- **INFORMATION PROVIDED**:
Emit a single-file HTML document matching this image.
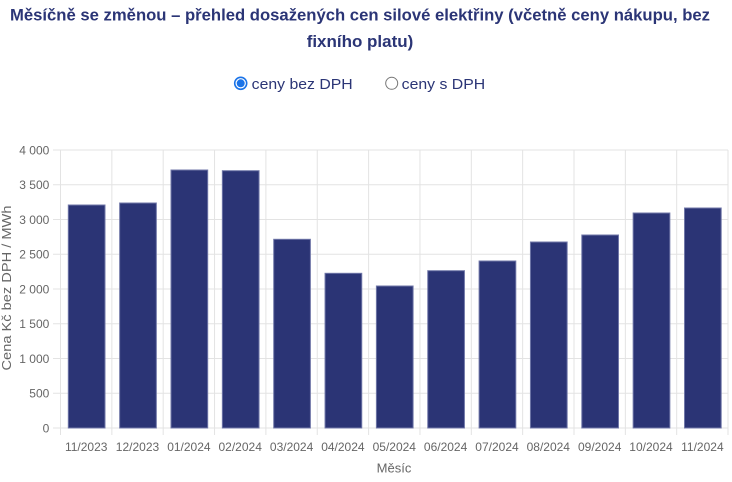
<!DOCTYPE html>
<html><head><meta charset="utf-8"><style>
html,body{margin:0;padding:0;background:#fff;}
svg{display:block;}
text{font-family:"Liberation Sans",sans-serif;}
</style></head><body>
<svg width="732" height="482" viewBox="0 0 732 482" xmlns="http://www.w3.org/2000/svg">
<!-- Title -->
<text x="10" y="20.5" font-size="17" font-weight="bold" fill="#2b3576" textLength="700" lengthAdjust="spacingAndGlyphs">Měsíčně se změnou – přehled dosažených cen silové elektřiny (včetně ceny nákupu, bez</text>
<text x="306.7" y="47" font-size="17" font-weight="bold" fill="#2b3576" textLength="106.6" lengthAdjust="spacingAndGlyphs">fixního platu)</text>
<!-- Legend radios -->
<circle cx="240.7" cy="83.3" r="6" fill="#fff" stroke="#1a73e8" stroke-width="1.6"/>
<circle cx="240.7" cy="83.3" r="4" fill="#1a73e8"/>
<text x="251.7" y="89" font-size="15" fill="#2b3576" textLength="101" lengthAdjust="spacingAndGlyphs">ceny bez DPH</text>
<circle cx="391.7" cy="83.3" r="6" fill="#fff" stroke="#767676" stroke-width="1"/>
<text x="401.7" y="89" font-size="15" fill="#2b3576" textLength="83.5" lengthAdjust="spacingAndGlyphs">ceny s DPH</text>
<!-- Grid -->
<g stroke="#e3e3e3" stroke-width="1">
<line x1="53" y1="150" x2="728" y2="150"/>
<line x1="53" y1="184.75" x2="728" y2="184.75"/>
<line x1="53" y1="219.5" x2="728" y2="219.5"/>
<line x1="53" y1="254.25" x2="728" y2="254.25"/>
<line x1="53" y1="289" x2="728" y2="289"/>
<line x1="53" y1="323.75" x2="728" y2="323.75"/>
<line x1="53" y1="358.5" x2="728" y2="358.5"/>
<line x1="53" y1="393.25" x2="728" y2="393.25"/>
<line x1="53" y1="428" x2="728" y2="428"/>
<line x1="60.5" y1="150" x2="60.5" y2="435"/>
<line x1="111.85" y1="150" x2="111.85" y2="435"/>
<line x1="163.2" y1="150" x2="163.2" y2="435"/>
<line x1="214.55" y1="150" x2="214.55" y2="435"/>
<line x1="265.9" y1="150" x2="265.9" y2="435"/>
<line x1="317.25" y1="150" x2="317.25" y2="435"/>
<line x1="368.6" y1="150" x2="368.6" y2="435"/>
<line x1="419.95" y1="150" x2="419.95" y2="435"/>
<line x1="471.3" y1="150" x2="471.3" y2="435"/>
<line x1="522.65" y1="150" x2="522.65" y2="435"/>
<line x1="574" y1="150" x2="574" y2="435"/>
<line x1="625.35" y1="150" x2="625.35" y2="435"/>
<line x1="676.7" y1="150" x2="676.7" y2="435"/>
<line x1="728" y1="150" x2="728" y2="435"/>
</g>
<!-- Y labels -->
<g font-size="12" fill="#666" text-anchor="end">
<text x="49.3" y="154.3">4 000</text>
<text x="49.3" y="189">3 500</text>
<text x="49.3" y="223.8">3 000</text>
<text x="49.3" y="258.5">2 500</text>
<text x="49.3" y="293.3">2 000</text>
<text x="49.3" y="328">1 500</text>
<text x="49.3" y="362.8">1 000</text>
<text x="49.3" y="397.5">500</text>
<text x="49.3" y="432.3">0</text>
</g>
<text transform="translate(11,288) rotate(-90)" font-size="13" fill="#666" text-anchor="middle" textLength="165" lengthAdjust="spacingAndGlyphs">Cena Kč bez DPH / MWh</text>
<!-- Bars -->
<g fill="#2b3475" stroke="#7077a8" stroke-width="1">
<rect x="68.3" y="205" width="36.7" height="223"/>
<rect x="119.65" y="203" width="36.7" height="225"/>
<rect x="171" y="170" width="36.7" height="258"/>
<rect x="222.35" y="170.7" width="36.7" height="257.3"/>
<rect x="273.7" y="239.3" width="36.7" height="188.7"/>
<rect x="325.05" y="273.3" width="36.7" height="154.7"/>
<rect x="376.4" y="286" width="36.7" height="142"/>
<rect x="427.75" y="270.7" width="36.7" height="157.3"/>
<rect x="479.1" y="261" width="36.7" height="167"/>
<rect x="530.45" y="242" width="36.7" height="186"/>
<rect x="581.8" y="235" width="36.7" height="193"/>
<rect x="633.15" y="213" width="36.7" height="215"/>
<rect x="684.5" y="208" width="36.7" height="220"/>
</g>
<!-- X labels -->
<g font-size="12" fill="#666" text-anchor="middle">
<text x="86.2" y="451">11/2023</text>
<text x="137.5" y="451">12/2023</text>
<text x="188.9" y="451">01/2024</text>
<text x="240.2" y="451">02/2024</text>
<text x="291.6" y="451">03/2024</text>
<text x="342.9" y="451">04/2024</text>
<text x="394.3" y="451">05/2024</text>
<text x="445.6" y="451">06/2024</text>
<text x="497" y="451">07/2024</text>
<text x="548.3" y="451">08/2024</text>
<text x="599.7" y="451">09/2024</text>
<text x="651" y="451">10/2024</text>
<text x="702.4" y="451">11/2024</text>
</g>
<text x="394" y="472.5" font-size="13" fill="#666" text-anchor="middle">Měsíc</text>
</svg>
</body></html>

- **EXERCISE DETAILS**:
Reproduce all of the data exactly, omitting each picture it holds.

- **WRITTEN ANSWER**:
Emit a single-file HTML document matching this image.
<!DOCTYPE html>
<html><head><meta charset="utf-8"><style>
html,body{margin:0;padding:0;background:#fff;}
svg{display:block;}
text{font-family:"Liberation Sans",sans-serif;}
</style></head><body>
<svg width="732" height="482" viewBox="0 0 732 482" xmlns="http://www.w3.org/2000/svg">
<!-- Title -->
<text x="10" y="20.5" font-size="17" font-weight="bold" fill="#2b3576" textLength="700" lengthAdjust="spacingAndGlyphs">Měsíčně se změnou – přehled dosažených cen silové elektřiny (včetně ceny nákupu, bez</text>
<text x="306.7" y="47" font-size="17" font-weight="bold" fill="#2b3576" textLength="106.6" lengthAdjust="spacingAndGlyphs">fixního platu)</text>
<!-- Legend radios -->
<circle cx="240.7" cy="83.3" r="6" fill="#fff" stroke="#1a73e8" stroke-width="1.6"/>
<circle cx="240.7" cy="83.3" r="4" fill="#1a73e8"/>
<text x="251.7" y="89" font-size="15" fill="#2b3576" textLength="101" lengthAdjust="spacingAndGlyphs">ceny bez DPH</text>
<circle cx="391.7" cy="83.3" r="6" fill="#fff" stroke="#767676" stroke-width="1"/>
<text x="401.7" y="89" font-size="15" fill="#2b3576" textLength="83.5" lengthAdjust="spacingAndGlyphs">ceny s DPH</text>
<!-- Grid -->
<g stroke="#e3e3e3" stroke-width="1">
<line x1="53" y1="150" x2="728" y2="150"/>
<line x1="53" y1="184.75" x2="728" y2="184.75"/>
<line x1="53" y1="219.5" x2="728" y2="219.5"/>
<line x1="53" y1="254.25" x2="728" y2="254.25"/>
<line x1="53" y1="289" x2="728" y2="289"/>
<line x1="53" y1="323.75" x2="728" y2="323.75"/>
<line x1="53" y1="358.5" x2="728" y2="358.5"/>
<line x1="53" y1="393.25" x2="728" y2="393.25"/>
<line x1="53" y1="428" x2="728" y2="428"/>
<line x1="60.5" y1="150" x2="60.5" y2="435"/>
<line x1="111.85" y1="150" x2="111.85" y2="435"/>
<line x1="163.2" y1="150" x2="163.2" y2="435"/>
<line x1="214.55" y1="150" x2="214.55" y2="435"/>
<line x1="265.9" y1="150" x2="265.9" y2="435"/>
<line x1="317.25" y1="150" x2="317.25" y2="435"/>
<line x1="368.6" y1="150" x2="368.6" y2="435"/>
<line x1="419.95" y1="150" x2="419.95" y2="435"/>
<line x1="471.3" y1="150" x2="471.3" y2="435"/>
<line x1="522.65" y1="150" x2="522.65" y2="435"/>
<line x1="574" y1="150" x2="574" y2="435"/>
<line x1="625.35" y1="150" x2="625.35" y2="435"/>
<line x1="676.7" y1="150" x2="676.7" y2="435"/>
<line x1="728" y1="150" x2="728" y2="435"/>
</g>
<!-- Y labels -->
<g font-size="12" fill="#666" text-anchor="end">
<text x="49.3" y="154.3">4 000</text>
<text x="49.3" y="189">3 500</text>
<text x="49.3" y="223.8">3 000</text>
<text x="49.3" y="258.5">2 500</text>
<text x="49.3" y="293.3">2 000</text>
<text x="49.3" y="328">1 500</text>
<text x="49.3" y="362.8">1 000</text>
<text x="49.3" y="397.5">500</text>
<text x="49.3" y="432.3">0</text>
</g>
<text transform="translate(11,288) rotate(-90)" font-size="13" fill="#666" text-anchor="middle" textLength="165" lengthAdjust="spacingAndGlyphs">Cena Kč bez DPH / MWh</text>
<!-- Bars -->
<g fill="#2b3475" stroke="#7077a8" stroke-width="1">
<rect x="68.3" y="205" width="36.7" height="223"/>
<rect x="119.65" y="203" width="36.7" height="225"/>
<rect x="171" y="170" width="36.7" height="258"/>
<rect x="222.35" y="170.7" width="36.7" height="257.3"/>
<rect x="273.7" y="239.3" width="36.7" height="188.7"/>
<rect x="325.05" y="273.3" width="36.7" height="154.7"/>
<rect x="376.4" y="286" width="36.7" height="142"/>
<rect x="427.75" y="270.7" width="36.7" height="157.3"/>
<rect x="479.1" y="261" width="36.7" height="167"/>
<rect x="530.45" y="242" width="36.7" height="186"/>
<rect x="581.8" y="235" width="36.7" height="193"/>
<rect x="633.15" y="213" width="36.7" height="215"/>
<rect x="684.5" y="208" width="36.7" height="220"/>
</g>
<!-- X labels -->
<g font-size="12" fill="#666" text-anchor="middle">
<text x="86.2" y="451">11/2023</text>
<text x="137.5" y="451">12/2023</text>
<text x="188.9" y="451">01/2024</text>
<text x="240.2" y="451">02/2024</text>
<text x="291.6" y="451">03/2024</text>
<text x="342.9" y="451">04/2024</text>
<text x="394.3" y="451">05/2024</text>
<text x="445.6" y="451">06/2024</text>
<text x="497" y="451">07/2024</text>
<text x="548.3" y="451">08/2024</text>
<text x="599.7" y="451">09/2024</text>
<text x="651" y="451">10/2024</text>
<text x="702.4" y="451">11/2024</text>
</g>
<text x="394" y="472.5" font-size="13" fill="#666" text-anchor="middle">Měsíc</text>
</svg>
</body></html>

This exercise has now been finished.